DIRECTIONS: Check every line of the entries that follow, and copy the ones containing "with".
::: DATA IN THIS EXERCISE :::
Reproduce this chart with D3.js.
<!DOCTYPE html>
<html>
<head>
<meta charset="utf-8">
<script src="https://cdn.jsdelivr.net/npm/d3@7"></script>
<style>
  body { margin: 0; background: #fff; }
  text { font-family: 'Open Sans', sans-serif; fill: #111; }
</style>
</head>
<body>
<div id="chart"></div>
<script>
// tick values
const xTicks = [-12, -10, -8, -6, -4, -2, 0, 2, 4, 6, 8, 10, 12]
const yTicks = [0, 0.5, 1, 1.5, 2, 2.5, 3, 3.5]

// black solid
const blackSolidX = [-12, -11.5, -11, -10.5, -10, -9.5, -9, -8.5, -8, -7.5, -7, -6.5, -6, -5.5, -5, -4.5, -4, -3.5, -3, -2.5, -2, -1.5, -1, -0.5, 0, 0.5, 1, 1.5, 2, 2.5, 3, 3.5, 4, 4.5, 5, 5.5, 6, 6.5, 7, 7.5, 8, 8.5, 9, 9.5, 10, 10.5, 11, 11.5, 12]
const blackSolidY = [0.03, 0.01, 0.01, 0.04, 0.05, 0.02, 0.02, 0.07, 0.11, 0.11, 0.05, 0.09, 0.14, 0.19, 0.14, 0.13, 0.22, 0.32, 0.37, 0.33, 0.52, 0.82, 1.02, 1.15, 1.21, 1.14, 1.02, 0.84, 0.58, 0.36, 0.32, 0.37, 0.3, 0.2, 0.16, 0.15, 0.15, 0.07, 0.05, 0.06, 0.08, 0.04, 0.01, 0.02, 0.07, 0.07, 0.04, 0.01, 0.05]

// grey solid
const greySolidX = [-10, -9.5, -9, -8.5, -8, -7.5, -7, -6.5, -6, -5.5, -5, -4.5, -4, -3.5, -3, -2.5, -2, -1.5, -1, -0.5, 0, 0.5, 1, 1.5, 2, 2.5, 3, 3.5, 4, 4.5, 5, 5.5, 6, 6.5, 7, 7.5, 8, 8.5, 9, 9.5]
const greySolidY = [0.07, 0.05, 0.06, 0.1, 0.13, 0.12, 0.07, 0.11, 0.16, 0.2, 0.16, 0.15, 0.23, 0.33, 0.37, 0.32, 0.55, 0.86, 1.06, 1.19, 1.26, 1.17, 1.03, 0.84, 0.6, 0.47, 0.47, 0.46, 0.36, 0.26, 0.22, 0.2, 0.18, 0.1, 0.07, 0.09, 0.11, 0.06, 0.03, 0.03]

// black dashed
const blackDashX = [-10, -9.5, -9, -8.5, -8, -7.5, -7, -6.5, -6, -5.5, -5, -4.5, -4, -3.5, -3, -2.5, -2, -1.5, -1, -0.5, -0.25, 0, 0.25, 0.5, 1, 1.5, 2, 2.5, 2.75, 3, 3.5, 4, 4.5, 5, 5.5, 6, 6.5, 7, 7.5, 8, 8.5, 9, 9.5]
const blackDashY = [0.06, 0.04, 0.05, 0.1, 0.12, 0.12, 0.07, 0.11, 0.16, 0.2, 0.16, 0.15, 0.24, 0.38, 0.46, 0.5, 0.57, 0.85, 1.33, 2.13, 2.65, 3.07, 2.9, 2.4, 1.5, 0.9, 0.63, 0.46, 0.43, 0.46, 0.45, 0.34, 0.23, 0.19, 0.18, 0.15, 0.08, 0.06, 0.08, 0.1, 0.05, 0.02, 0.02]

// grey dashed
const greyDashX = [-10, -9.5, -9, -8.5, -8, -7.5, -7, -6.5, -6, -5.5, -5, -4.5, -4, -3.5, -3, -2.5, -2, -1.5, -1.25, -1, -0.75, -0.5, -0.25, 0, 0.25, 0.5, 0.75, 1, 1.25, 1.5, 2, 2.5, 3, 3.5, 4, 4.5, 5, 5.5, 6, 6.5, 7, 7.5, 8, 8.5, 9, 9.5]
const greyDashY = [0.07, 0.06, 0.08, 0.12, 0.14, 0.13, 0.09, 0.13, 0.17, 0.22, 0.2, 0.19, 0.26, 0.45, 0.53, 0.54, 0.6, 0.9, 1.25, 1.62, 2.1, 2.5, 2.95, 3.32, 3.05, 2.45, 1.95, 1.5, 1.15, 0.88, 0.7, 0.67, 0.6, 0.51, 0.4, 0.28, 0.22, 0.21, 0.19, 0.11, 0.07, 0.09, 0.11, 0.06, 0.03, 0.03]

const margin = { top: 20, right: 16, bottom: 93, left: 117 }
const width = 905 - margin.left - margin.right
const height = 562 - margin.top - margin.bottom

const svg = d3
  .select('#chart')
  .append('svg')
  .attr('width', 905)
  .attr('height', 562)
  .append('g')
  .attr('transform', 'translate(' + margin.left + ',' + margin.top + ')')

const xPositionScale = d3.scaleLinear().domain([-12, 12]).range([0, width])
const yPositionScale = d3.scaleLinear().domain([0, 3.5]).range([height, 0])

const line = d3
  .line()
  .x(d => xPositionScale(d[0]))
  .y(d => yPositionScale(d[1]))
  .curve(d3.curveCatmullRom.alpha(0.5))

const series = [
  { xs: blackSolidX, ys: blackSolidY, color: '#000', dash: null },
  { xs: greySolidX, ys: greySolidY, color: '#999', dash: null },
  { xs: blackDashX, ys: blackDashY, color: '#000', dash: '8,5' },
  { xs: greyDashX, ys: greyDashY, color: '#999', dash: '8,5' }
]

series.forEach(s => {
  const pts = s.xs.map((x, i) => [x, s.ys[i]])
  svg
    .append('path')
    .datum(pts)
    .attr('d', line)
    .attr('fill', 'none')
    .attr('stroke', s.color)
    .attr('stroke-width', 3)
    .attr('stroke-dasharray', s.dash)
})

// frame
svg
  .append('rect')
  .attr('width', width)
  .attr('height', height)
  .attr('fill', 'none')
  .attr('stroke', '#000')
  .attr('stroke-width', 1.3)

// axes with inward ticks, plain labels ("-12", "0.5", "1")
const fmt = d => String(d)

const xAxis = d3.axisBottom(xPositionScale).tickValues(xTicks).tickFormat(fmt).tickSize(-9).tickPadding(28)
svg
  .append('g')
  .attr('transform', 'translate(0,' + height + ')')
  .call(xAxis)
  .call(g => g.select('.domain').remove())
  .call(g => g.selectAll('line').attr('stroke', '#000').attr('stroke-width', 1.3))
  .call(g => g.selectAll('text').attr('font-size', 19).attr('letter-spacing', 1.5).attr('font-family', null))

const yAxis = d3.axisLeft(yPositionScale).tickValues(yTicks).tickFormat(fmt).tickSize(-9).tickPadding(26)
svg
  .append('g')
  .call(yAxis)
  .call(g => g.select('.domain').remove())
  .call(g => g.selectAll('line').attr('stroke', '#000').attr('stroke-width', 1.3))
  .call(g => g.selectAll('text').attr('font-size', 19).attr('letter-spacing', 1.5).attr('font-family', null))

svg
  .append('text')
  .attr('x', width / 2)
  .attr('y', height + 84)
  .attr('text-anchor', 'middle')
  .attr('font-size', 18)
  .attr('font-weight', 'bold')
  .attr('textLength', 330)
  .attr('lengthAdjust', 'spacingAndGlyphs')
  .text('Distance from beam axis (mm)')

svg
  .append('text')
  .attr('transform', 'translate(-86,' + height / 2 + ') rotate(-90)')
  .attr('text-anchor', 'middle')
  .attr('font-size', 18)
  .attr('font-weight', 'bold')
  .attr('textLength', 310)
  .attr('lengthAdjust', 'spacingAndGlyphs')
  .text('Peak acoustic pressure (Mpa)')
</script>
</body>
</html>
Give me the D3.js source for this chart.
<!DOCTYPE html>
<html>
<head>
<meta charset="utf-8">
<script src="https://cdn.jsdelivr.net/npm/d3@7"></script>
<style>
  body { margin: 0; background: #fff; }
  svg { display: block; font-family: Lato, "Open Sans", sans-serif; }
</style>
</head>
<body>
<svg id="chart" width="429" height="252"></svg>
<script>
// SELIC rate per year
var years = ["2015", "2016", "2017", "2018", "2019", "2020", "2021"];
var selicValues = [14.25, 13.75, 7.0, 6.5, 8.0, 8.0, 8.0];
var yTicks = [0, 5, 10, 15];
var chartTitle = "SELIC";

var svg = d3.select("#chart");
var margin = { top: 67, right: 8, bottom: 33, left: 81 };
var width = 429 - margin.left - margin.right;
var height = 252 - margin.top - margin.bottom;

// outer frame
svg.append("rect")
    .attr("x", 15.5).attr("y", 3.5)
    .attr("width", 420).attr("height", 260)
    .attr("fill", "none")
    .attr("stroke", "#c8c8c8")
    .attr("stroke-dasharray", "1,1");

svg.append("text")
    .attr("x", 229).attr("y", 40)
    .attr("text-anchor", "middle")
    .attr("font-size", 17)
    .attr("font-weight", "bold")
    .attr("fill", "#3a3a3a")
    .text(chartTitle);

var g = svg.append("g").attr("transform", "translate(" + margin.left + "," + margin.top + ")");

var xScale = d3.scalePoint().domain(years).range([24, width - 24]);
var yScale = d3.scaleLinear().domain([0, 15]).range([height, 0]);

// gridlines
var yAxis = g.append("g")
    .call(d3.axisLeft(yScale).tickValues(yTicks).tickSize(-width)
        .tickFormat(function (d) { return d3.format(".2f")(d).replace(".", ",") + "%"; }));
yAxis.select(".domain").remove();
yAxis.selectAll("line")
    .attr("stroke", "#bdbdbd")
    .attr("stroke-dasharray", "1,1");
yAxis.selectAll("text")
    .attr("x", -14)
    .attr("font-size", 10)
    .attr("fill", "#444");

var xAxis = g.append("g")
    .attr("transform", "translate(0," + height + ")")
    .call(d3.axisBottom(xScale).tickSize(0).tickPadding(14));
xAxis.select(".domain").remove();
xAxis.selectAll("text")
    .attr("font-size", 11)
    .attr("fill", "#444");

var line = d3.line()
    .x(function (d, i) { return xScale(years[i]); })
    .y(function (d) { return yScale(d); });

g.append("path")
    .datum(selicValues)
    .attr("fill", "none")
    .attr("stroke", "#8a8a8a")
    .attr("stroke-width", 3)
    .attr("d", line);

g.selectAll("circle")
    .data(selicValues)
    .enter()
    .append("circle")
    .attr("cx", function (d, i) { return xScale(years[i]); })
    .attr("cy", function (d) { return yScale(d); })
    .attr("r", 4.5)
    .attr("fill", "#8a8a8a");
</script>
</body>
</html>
:::
FINISHED TASK:
Reproduce this chart with D3.js.
// axes with inward ticks, plain labels ("-12", "0.5", "1")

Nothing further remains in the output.